Ele, no entanto, não foi o primeiro messias a surgir naquele contexto, sendo que, antes dele, vieram Teudas e Simão, por exemplo. “Então por que esse camponês de Nazaré se transforma no grande Messias enquanto os outros foram esquecidos?”, questiona Alex.
Durante os primeiros séculos, a imagem de Jesus não tinha o mesmo peso que tem hoje. “Ele provavelmente era popular, mas não tanto quanto hoje”, reflete o professor. Isso porque, naquele contexto, “existia muita competição dos outros messias”.
“Se ele fosse muito conhecido na época, ele pareceria mais na documentação”, explica Alex. “Os primeiros registros não cristãos sobre ele acontecem a partir do ano 60 d.C., trinta anos depois de sua morte. E nunca são muito longos.”
Ainda assim, existem diversas explicações para a fama que Jesus de Nazaré conquistou. “Ele tinha mensagens diferentes para outros messias, que eram ditadores sociais e políticos. Além disso, ele ainda incluia pobres e mulheres em seus discursos, uma coisa fundamental, porque tais grupos eram marginalizados no Império Romano.”
Tendo conquistado seguidores com falas e parábolas do cotidiano de pastores e pescadores, Jesus de Nazaré “foi um personagem real”. Por isso, inclusive, existem fatores de sua vida que podemos pontuar “com determinado grau de certeza”.
“Ele devia ter um trabalho manual, não era da casta sacerdotal”, narra Alex. “Ele não teve uma vida fácil, provavelmente era carpinteiro.
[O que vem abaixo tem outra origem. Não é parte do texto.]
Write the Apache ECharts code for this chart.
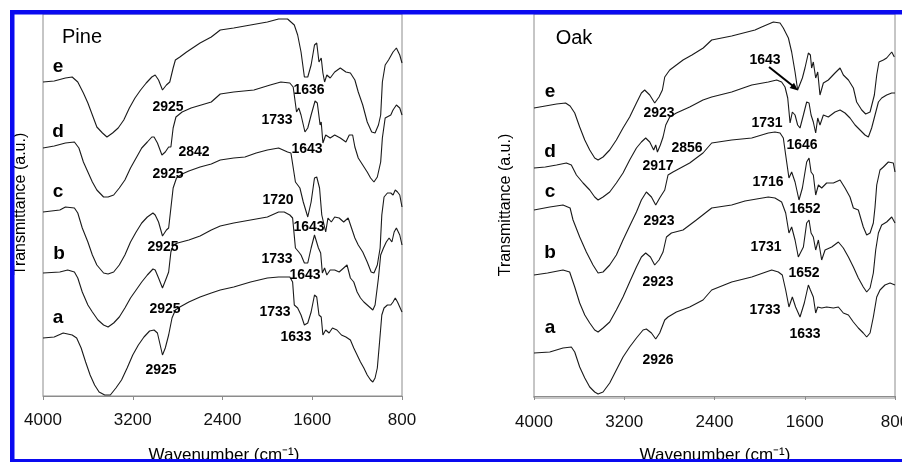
<!DOCTYPE html>
<html>
<head>
<meta charset="utf-8">
<script src="https://cdn.jsdelivr.net/npm/echarts@6/dist/echarts.min.js"></script>
<style>
  html, body { margin: 0; padding: 0; background: #fff; }
  #chart { width: 902px; height: 462px; }
</style>
</head>
<body>
<div id="chart"></div>
<script>
// FTIR spectra, [wavenumber (cm-1), transmittance (a.u., offset per trace)]
var pineA = [[4000,58],[3900,59],[3820,63],[3740,61],[3700,58],[3660,48],[3620,34],[3580,21],[3540,11],[3500,4],[3450,1],[3400,1],[3350,8],[3300,16],[3250,28],[3200,41],[3150,51],[3100,59],[3050,65],[3010,66],[2980,63],[2935,41],[2910,48],[2880,61],[2850,78],[2820,86],[2780,89],[2700,94],[2600,99],[2500,103],[2420,106],[2300,109],[2150,114],[2000,118],[1900,119],[1800,119],[1775,114],[1760,91],[1730,88],[1700,81],[1670,71],[1640,73],[1610,84],[1580,101],[1560,99],[1540,81],[1520,79],[1505,61],[1480,66],[1450,63],[1420,68],[1380,66],[1340,61],[1300,59],[1260,56],[1230,48],[1200,41],[1170,34],[1140,28],[1110,21],[1080,16],[1060,14],[1040,18],[1020,28],[1000,54],[980,81],[960,88],[930,91],[900,91],[880,94],[860,98],[840,94],[820,89],[800,84]];
var pineB = [[4000,123],[3850,124],[3780,126],[3720,124],[3690,118],[3650,104],[3600,91],[3560,84],[3510,76],[3460,71],[3420,69],[3370,73],[3320,79],[3270,88],[3220,98],[3170,106],[3120,114],[3070,121],[3020,127],[3000,126],[2970,118],[2935,108],[2900,118],[2880,124],[2860,144],[2840,151],[2800,153],[2700,156],[2600,160],[2500,166],[2420,170],[2300,173],[2150,176],[2000,179],[1900,184],[1850,184],[1800,181],[1775,178],[1750,148],[1720,144],[1700,141],[1670,133],[1640,133],[1610,148],[1580,161],[1565,163],[1545,148],[1525,143],[1510,123],[1490,128],[1470,121],[1440,126],[1400,126],[1360,124],[1320,128],[1290,131],[1260,118],[1230,114],[1200,104],[1170,98],[1140,94],[1110,91],[1080,88],[1060,86],[1040,91],[1010,118],[990,141],[965,148],[940,154],[915,158],[890,154],[870,164],[850,168],[820,161],[800,151]];
var pineC = [[4000,184],[3850,186],[3800,189],[3720,188],[3690,183],[3650,168],[3600,154],[3560,141],[3520,131],[3460,123],[3420,122],[3370,124],[3320,131],[3270,141],[3220,154],[3170,164],[3120,173],[3070,179],[3020,183],[3000,181],[2970,174],[2935,160],[2900,166],[2880,168],[2860,188],[2840,208],[2810,218],[2760,222],[2700,225],[2600,229],[2500,232],[2420,236],[2300,238],[2200,239],[2100,243],[2000,246],[1900,248],[1820,244],[1790,243],[1750,214],[1710,208],[1680,194],[1640,179],[1610,194],[1580,218],[1560,219],[1535,208],[1515,181],[1500,183],[1480,164],[1460,178],[1430,174],[1400,179],[1360,178],[1320,174],[1280,178],[1250,168],[1220,158],[1190,151],[1150,144],[1110,134],[1075,124],[1050,123],[1020,131],[995,148],[980,181],[960,199],[930,203],[900,203],[880,201],[860,206],[840,204],[820,201],[800,189]];
var pineD = [[4000,248],[3900,250],[3800,253],[3720,254],[3680,248],[3640,234],[3600,224],[3560,214],[3520,206],[3460,199],[3420,199],[3370,201],[3320,208],[3270,216],[3220,228],[3170,238],[3120,248],[3070,254],[3030,259],[3010,259],[2980,253],[2940,241],[2910,244],[2880,249],[2860,249],[2840,268],[2815,279],[2760,284],[2680,288],[2500,294],[2420,302],[2300,304],[2120,306],[1975,311],[1880,314],[1800,313],[1770,309],[1740,284],[1720,288],[1700,281],[1665,264],[1640,268],[1610,281],[1575,295],[1555,293],[1530,271],[1520,274],[1505,253],[1480,261],[1440,258],[1400,261],[1350,258],[1300,254],[1270,261],[1240,261],[1220,249],[1190,238],[1150,231],[1110,224],[1080,218],[1050,214],[1020,219],[990,234],[975,258],[950,278],[900,281],[880,286],[850,291],[820,288],[800,281]];
var pineE = [[4000,314],[3900,315],[3800,318],[3740,319],[3690,314],[3640,303],[3600,293],[3560,281],[3520,269],[3470,263],[3430,259],[3380,263],[3330,268],[3280,276],[3230,288],[3180,298],[3130,306],[3080,313],[3030,319],[3000,321],[2970,316],[2935,306],[2900,311],[2870,314],[2840,328],[2820,336],[2780,339],[2720,344],[2600,353],[2500,359],[2420,366],[2300,368],[2150,371],[2000,374],[1900,377],[1820,377],[1760,371],[1730,361],[1700,344],[1670,319],[1640,319],[1610,331],[1580,351],[1560,353],[1540,334],[1520,338],[1505,323],[1490,314],[1470,321],[1440,318],[1400,324],[1350,328],[1300,324],[1260,323],[1220,316],[1190,304],[1150,291],[1110,274],[1070,264],[1040,263],[1010,271],[990,281],[975,314],[950,331],[920,336],[880,344],[850,348],[820,341],[800,333]];

var oakA = [[4000,43],[3860,44],[3743,48],[3669,49],[3639,44],[3595,29],[3550,18],[3506,9],[3462,4],[3432,2],[3388,4],[3329,13],[3270,26],[3211,39],[3152,49],[3092,58],[3033,66],[3004,67],[2959,63],[2921,57],[2886,63],[2841,76],[2812,79],[2738,84],[2620,89],[2502,96],[2425,106],[2248,114],[2070,119],[1893,126],[1834,124],[1799,121],[1769,106],[1740,89],[1710,99],[1681,89],[1642,79],[1604,93],[1568,111],[1550,106],[1524,99],[1503,83],[1485,89],[1450,88],[1406,89],[1346,88],[1302,89],[1258,83],[1213,81],[1169,74],[1125,68],[1081,63],[1051,59],[1021,63],[992,79],[962,99],[933,106],[889,111],[844,113],[800,111]];
var oakB = [[4000,121],[3880,123],[3743,126],[3684,124],[3639,109],[3595,93],[3550,81],[3506,73],[3462,66],[3432,64],[3388,68],[3329,74],[3270,86],[3211,99],[3152,114],[3092,129],[3048,139],[3010,143],[2968,139],[2930,131],[2892,136],[2856,144],[2826,159],[2782,163],[2679,166],[2561,176],[2425,188],[2248,191],[2130,195],[1923,199],[1864,198],[1805,194],[1769,183],[1740,163],[1716,169],[1686,156],[1657,139],[1642,138],[1612,149],[1583,173],[1562,176],[1544,163],[1524,159],[1503,146],[1479,156],[1450,136],[1420,146],[1361,149],[1302,154],[1258,148],[1213,139],[1169,129],[1125,118],[1081,109],[1051,104],[1021,108],[992,123],[971,146],[947,163],[918,171],[874,174],[829,179],[800,173]];
var oakC = [[4000,186],[3860,189],[3743,191],[3680,188],[3654,176],[3595,159],[3536,144],[3477,131],[3432,123],[3388,124],[3329,131],[3270,141],[3211,156],[3152,170],[3092,184],[3048,196],[3004,204],[2959,199],[2921,191],[2886,198],[2841,206],[2812,221],[2768,224],[2620,233],[2502,243],[2425,253],[2248,256],[2070,258],[1923,263],[1864,264],[1819,263],[1790,258],[1769,241],[1740,218],[1716,224],[1686,214],[1651,196],[1621,208],[1583,234],[1562,238],[1544,224],[1524,221],[1503,201],[1479,211],[1450,208],[1406,213],[1346,213],[1287,216],[1243,208],[1199,199],[1169,188],[1125,186],[1081,169],[1051,161],[1021,163],[992,173],[977,189],[962,211],[933,226],[903,229],[859,234],[815,233],[800,224]];
var oakD = [[4000,228],[3900,229],[3800,231],[3713,233],[3669,231],[3624,221],[3565,213],[3506,206],[3462,199],[3432,196],[3388,199],[3329,204],[3270,213],[3211,223],[3152,236],[3092,248],[3048,254],[3010,258],[2974,254],[2939,246],[2921,251],[2906,244],[2880,251],[2856,259],[2832,271],[2797,279],[2738,283],[2620,289],[2502,296],[2425,299],[2248,304],[2070,311],[1923,314],[1849,316],[1805,314],[1775,309],[1751,298],[1730,273],[1710,284],[1686,281],[1663,271],[1642,268],[1612,281],[1583,294],[1562,293],[1544,281],[1524,274],[1503,263],[1485,278],[1465,271],[1435,281],[1391,279],[1332,284],[1287,286],[1243,283],[1199,278],[1154,271],[1110,266],[1066,261],[1036,259],[1007,268],[977,281],[947,294],[918,298],[874,301],[829,303],[800,303]];
var oakE = [[4000,288],[3900,290],[3800,292],[3720,293],[3680,290],[3639,283],[3595,269],[3550,256],[3506,246],[3462,238],[3432,236],[3388,239],[3329,246],[3270,256],[3211,268],[3152,279],[3092,293],[3048,303],[3019,306],[2974,301],[2930,293],[2892,299],[2862,306],[2841,319],[2797,326],[2738,331],[2679,336],[2600,341],[2500,348],[2425,356],[2248,360],[2041,366],[1982,369],[1878,374],[1819,373],[1790,368],[1745,358],[1716,344],[1686,324],[1663,306],[1648,304],[1621,318],[1598,328],[1568,343],[1550,341],[1539,328],[1524,334],[1503,318],[1485,324],[1465,301],[1435,313],[1391,316],[1332,323],[1287,328],[1258,321],[1213,316],[1169,308],[1140,294],[1095,286],[1060,282],[1021,284],[983,301],[962,321],[942,334],[903,336],[874,338],[829,344],[806,339]];

var traceNames = ['a', 'b', 'c', 'd', 'e'];
var panelNames = ['Pine', 'Oak'];
var waveMin = 800, waveMax = 4000, waveStep = 800;

var pinePeaks = ['2925', '1636', '1733', '2842', '2925', '1643', '1720', '1643', '2925', '1733', '1643', '2925', '1733', '1633', '2925'];
var oakPeaks = ['2923', '2856', '2917', '2923', '2923', '2926', '1643', '1731', '1646', '1716', '1652', '1731', '1652', '1733', '1633'];

// layout (pixels) for the annotations
var pinePeakPos = [[168,107],[309,90],[277,120],[194,152],[168,174],[307,149],[278,200],[309,227],[163,247],[277,259],[305,275],[165,309],[275,312],[296,337],[161,370]];
var oakPeakPos = [[659,113],[687,148],[658,166],[659,221],[658,282],[658,360],[765,60],[767,123],[802,145],[768,182],[805,209],[766,247],[804,273],[765,310],[805,334]];
var pineLetterPos = [[58,318],[59,254],[58,192],[58,132],[58,67]];
var oakLetterPos = [[550,328],[550,253],[550,192],[550,152],[550,92]];

var FONT = '"Liberation Sans", Arial, sans-serif';
var chart = echarts.init(document.getElementById('chart'), null, { renderer: 'canvas' });

function makeXAxis (gridIndex) {
  return {
    gridIndex: gridIndex,
    type: 'value',
    inverse: true,
    min: waveMin,
    max: waveMax,
    interval: waveStep,
    axisLine: { show: true, lineStyle: { color: '#8c8c8c', width: 1 } },
    axisTick: { show: true, inside: false, length: 4, lineStyle: { color: '#8c8c8c' } },
    axisLabel: {
      show: true, fontSize: 17, fontFamily: FONT, color: '#111', margin: 16,
      showMinLabel: true, showMaxLabel: true, hideOverlap: false,
      formatter: function (v) { return String(v) }
    },
    splitLine: { show: false }
  }
}

function makeYAxis (gridIndex, min, max) {
  return {
    gridIndex: gridIndex,
    type: 'value',
    min: min,
    max: max,
    axisLine: { show: false },
    axisTick: { show: false },
    axisLabel: { show: false },
    splitLine: { show: false }
  }
}

var series = [];
var pineTraces = [pineA, pineB, pineC, pineD, pineE];
var oakTraces = [oakA, oakB, oakC, oakD, oakE];
pineTraces.forEach(function (d, i) {
  series.push({ name: 'Pine ' + traceNames[i], type: 'line', xAxisIndex: 0, yAxisIndex: 0, data: d, showSymbol: false, silent: true, lineStyle: { color: '#1a1a1a', width: 1.1 } });
});
oakTraces.forEach(function (d, i) {
  series.push({ name: 'Oak ' + traceNames[i], type: 'line', xAxisIndex: 1, yAxisIndex: 1, data: d, showSymbol: false, silent: true, lineStyle: { color: '#1a1a1a', width: 1.1 } });
});

function txt (s, x, y, font, extra) {
  var o = { type: 'text', x: x, y: y, z: 50, style: { text: s, font: font, fill: '#000', align: 'center', verticalAlign: 'middle' } };
  if (extra) { for (var k in extra) o[k] = extra[k]; }
  return o;
}

var graphics = [];
graphics.push(txt(panelNames[0], 82, 37, '20px ' + FONT));
graphics.push(txt(panelNames[1], 574, 38, '20px ' + FONT));
traceNames.forEach(function (n, i) {
  graphics.push(txt(n, pineLetterPos[i][0], pineLetterPos[i][1], 'bold 19px ' + FONT));
  graphics.push(txt(n, oakLetterPos[i][0], oakLetterPos[i][1], 'bold 19px ' + FONT));
});
pinePeaks.forEach(function (s, i) {
  graphics.push(txt(s, pinePeakPos[i][0], pinePeakPos[i][1], 'bold 14px ' + FONT));
});
oakPeaks.forEach(function (s, i) {
  graphics.push(txt(s, oakPeakPos[i][0], oakPeakPos[i][1], 'bold 14px ' + FONT));
});
// axis titles
graphics.push(txt('Wavenumber (cm\u207B\u00B9)', 224, 455, '17px ' + FONT));
graphics.push(txt('Wavenumber (cm\u207B\u00B9)', 715, 455, '17px ' + FONT));
graphics.push(txt('Transmittance (a.u.)', 21, 204, '16px ' + FONT, { rotation: Math.PI / 2 }));
graphics.push(txt('Transmittance (a.u.)', 506, 205, '16px ' + FONT, { rotation: Math.PI / 2 }));
// arrow to 1643 in oak e
graphics.push({ type: 'line', z: 50, shape: { x1: 769, y1: 67, x2: 793, y2: 86 }, style: { stroke: '#000', lineWidth: 2 } });
graphics.push({ type: 'polygon', z: 50, shape: { points: [[798, 90.5], [789.6, 88.1], [794.0, 82.7]] }, style: { fill: '#000' } });
// blue frame of the scan
var BLUE = '#0a0af0';
graphics.push({ type: 'rect', z: 100, shape: { x: 10, y: 10, width: 892, height: 4.5 }, style: { fill: BLUE } });
graphics.push({ type: 'rect', z: 100, shape: { x: 10, y: 10, width: 4.5, height: 452 }, style: { fill: BLUE } });
graphics.push({ type: 'rect', z: 100, shape: { x: 10, y: 459, width: 892, height: 3 }, style: { fill: BLUE } });

var option = {
  backgroundColor: '#fff',
  animation: false,
  grid: [
    { left: 43, top: 14, width: 359, height: 382, show: true, borderColor: '#8c8c8c', borderWidth: 1, backgroundColor: 'transparent', containLabel: false, outerBoundsMode: 'none' },
    { left: 534, top: 14, width: 361, height: 384, show: true, borderColor: '#8c8c8c', borderWidth: 1, backgroundColor: 'transparent', containLabel: false, outerBoundsMode: 'none' }
  ],
  xAxis: [makeXAxis(0), makeXAxis(1)],
  yAxis: [makeYAxis(0, 0, 382), makeYAxis(1, -2, 382)],
  series: series,
  graphic: graphics
};

chart.setOption(option);
</script>
</body>
</html>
Na verdade ele era mais construtor, um pedreiro, do que carpinteiro. Era um homem que chorava, sentia fome, sentia raiva, medo, frio. Um personagem que tinha dúvidas, que frequentava festas.”
Quanto à sua aparência, o historiador é categórico. “Jesus era semita. Devia ter uma altura entre 1,60 e 1,65. Tinha a pele mais escura, o cabelo crespo e curto, olhos escuros, a barba espessa” narra. “Se fosse um judeu mais devoto, pode ser que tivesse deixado apenas os cabelos da têmpora crescer. Mas branco ele não era.”
Ainda que existam registros sobre quem realmente foi Jesus, Alex pontua a importância de lembrar que Cristo é “um personagem maleável”. Considerando que suas descrições foram criadas décadas após sua morte, ainda restam muitas dúvidas.
Para o professor, por exemplo, Jesus aprendeu a ler enquanto fazia parte dos Essênios, uma antiga seita judaica. Só assim, segundo Alex, ele poderia ter um conhecimento tão profundo da Torá — o que seria praticamente impossível para um analfabeto.
Apesar das dúvidas, Jesus era, com certeza, “um homem tolerante, que tentava se equilibrar entre dois poderes”, além de inteligente o suficiente para escapar “de todas as armadilhas que tentavam aplicar nele. E por isso ele é tão fascinante”, finaliza Alex.